_Short exercise_: Find each line with the word "React" and copy it.

_Data segment_:
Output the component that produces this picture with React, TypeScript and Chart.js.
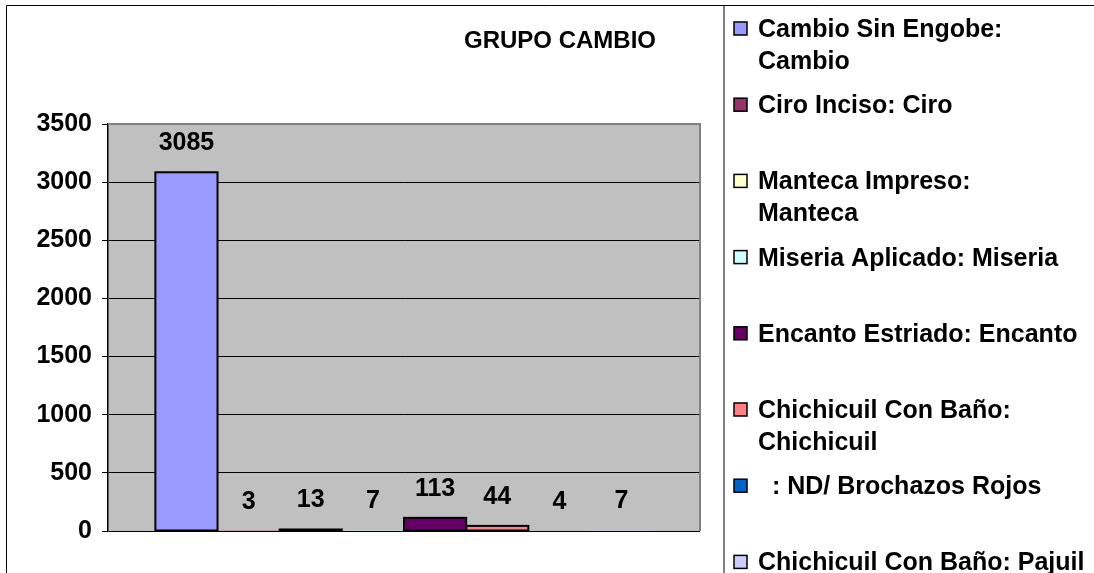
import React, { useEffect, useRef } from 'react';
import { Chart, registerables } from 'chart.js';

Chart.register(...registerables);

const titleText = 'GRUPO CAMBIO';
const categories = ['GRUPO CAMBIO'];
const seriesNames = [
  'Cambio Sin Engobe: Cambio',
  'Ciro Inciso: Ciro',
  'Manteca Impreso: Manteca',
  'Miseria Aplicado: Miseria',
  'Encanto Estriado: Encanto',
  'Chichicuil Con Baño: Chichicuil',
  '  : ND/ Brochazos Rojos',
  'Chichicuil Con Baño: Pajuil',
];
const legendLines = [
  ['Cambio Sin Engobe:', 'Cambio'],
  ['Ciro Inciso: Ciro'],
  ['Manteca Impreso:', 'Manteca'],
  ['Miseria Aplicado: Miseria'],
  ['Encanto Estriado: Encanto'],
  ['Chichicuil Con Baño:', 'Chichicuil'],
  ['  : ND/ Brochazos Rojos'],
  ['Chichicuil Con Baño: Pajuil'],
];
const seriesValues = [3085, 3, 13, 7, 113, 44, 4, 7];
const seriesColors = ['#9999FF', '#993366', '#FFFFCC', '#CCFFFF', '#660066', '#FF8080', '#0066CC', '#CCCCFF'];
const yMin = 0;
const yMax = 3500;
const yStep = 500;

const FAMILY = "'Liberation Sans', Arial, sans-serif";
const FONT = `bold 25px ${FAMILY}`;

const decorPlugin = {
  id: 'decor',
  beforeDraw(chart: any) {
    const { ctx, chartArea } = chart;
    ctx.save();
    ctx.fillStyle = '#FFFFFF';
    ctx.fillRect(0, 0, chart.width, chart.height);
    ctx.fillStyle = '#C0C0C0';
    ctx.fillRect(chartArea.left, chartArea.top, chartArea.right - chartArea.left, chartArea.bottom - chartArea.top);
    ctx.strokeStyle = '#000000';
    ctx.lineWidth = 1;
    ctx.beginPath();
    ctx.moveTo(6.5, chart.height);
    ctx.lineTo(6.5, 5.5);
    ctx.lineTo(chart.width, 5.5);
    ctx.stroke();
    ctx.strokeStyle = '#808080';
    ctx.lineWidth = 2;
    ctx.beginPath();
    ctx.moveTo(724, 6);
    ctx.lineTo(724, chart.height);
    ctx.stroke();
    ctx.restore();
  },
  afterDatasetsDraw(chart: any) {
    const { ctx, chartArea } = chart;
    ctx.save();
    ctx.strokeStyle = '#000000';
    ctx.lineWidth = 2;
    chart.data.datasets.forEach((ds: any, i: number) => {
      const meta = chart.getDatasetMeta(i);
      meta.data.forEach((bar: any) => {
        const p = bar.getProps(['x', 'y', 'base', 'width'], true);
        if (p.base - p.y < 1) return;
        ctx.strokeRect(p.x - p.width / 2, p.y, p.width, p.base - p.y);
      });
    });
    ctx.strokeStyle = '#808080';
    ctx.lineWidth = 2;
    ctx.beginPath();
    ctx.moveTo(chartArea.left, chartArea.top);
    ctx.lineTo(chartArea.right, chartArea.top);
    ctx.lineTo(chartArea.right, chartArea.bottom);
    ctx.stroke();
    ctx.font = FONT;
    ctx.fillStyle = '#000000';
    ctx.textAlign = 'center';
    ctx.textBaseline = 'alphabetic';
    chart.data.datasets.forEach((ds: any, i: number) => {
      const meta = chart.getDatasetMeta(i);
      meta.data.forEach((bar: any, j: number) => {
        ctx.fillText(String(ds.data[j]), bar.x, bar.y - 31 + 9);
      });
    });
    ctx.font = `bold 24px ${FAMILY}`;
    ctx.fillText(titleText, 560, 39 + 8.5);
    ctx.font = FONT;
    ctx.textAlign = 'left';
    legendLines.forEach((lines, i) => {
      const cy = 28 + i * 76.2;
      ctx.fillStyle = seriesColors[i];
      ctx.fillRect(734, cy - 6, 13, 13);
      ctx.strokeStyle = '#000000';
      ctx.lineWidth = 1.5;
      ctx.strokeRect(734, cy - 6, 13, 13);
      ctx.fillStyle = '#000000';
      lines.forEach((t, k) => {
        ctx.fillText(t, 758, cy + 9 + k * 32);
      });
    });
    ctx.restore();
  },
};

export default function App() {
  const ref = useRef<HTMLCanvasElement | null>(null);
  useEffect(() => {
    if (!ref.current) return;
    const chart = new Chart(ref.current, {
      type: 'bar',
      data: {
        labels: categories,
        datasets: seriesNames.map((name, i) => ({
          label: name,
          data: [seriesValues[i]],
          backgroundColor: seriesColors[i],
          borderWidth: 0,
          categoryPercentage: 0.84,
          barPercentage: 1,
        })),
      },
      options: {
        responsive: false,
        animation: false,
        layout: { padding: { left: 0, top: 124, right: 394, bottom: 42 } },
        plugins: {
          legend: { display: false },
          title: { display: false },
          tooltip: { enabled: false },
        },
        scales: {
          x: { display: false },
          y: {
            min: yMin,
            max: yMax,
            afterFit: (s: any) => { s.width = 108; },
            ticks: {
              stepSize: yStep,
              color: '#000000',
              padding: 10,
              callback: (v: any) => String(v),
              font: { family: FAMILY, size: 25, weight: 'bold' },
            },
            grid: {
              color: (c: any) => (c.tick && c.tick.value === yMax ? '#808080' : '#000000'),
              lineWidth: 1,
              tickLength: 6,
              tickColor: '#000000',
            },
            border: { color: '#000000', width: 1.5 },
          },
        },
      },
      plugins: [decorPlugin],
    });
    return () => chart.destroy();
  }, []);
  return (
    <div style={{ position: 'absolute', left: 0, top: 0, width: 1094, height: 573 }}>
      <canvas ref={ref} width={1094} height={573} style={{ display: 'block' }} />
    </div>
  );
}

_Solution for this exercise_:
Output the component that produces this picture with React, TypeScript and Chart.js.
import React, { useEffect, useRef } from 'react';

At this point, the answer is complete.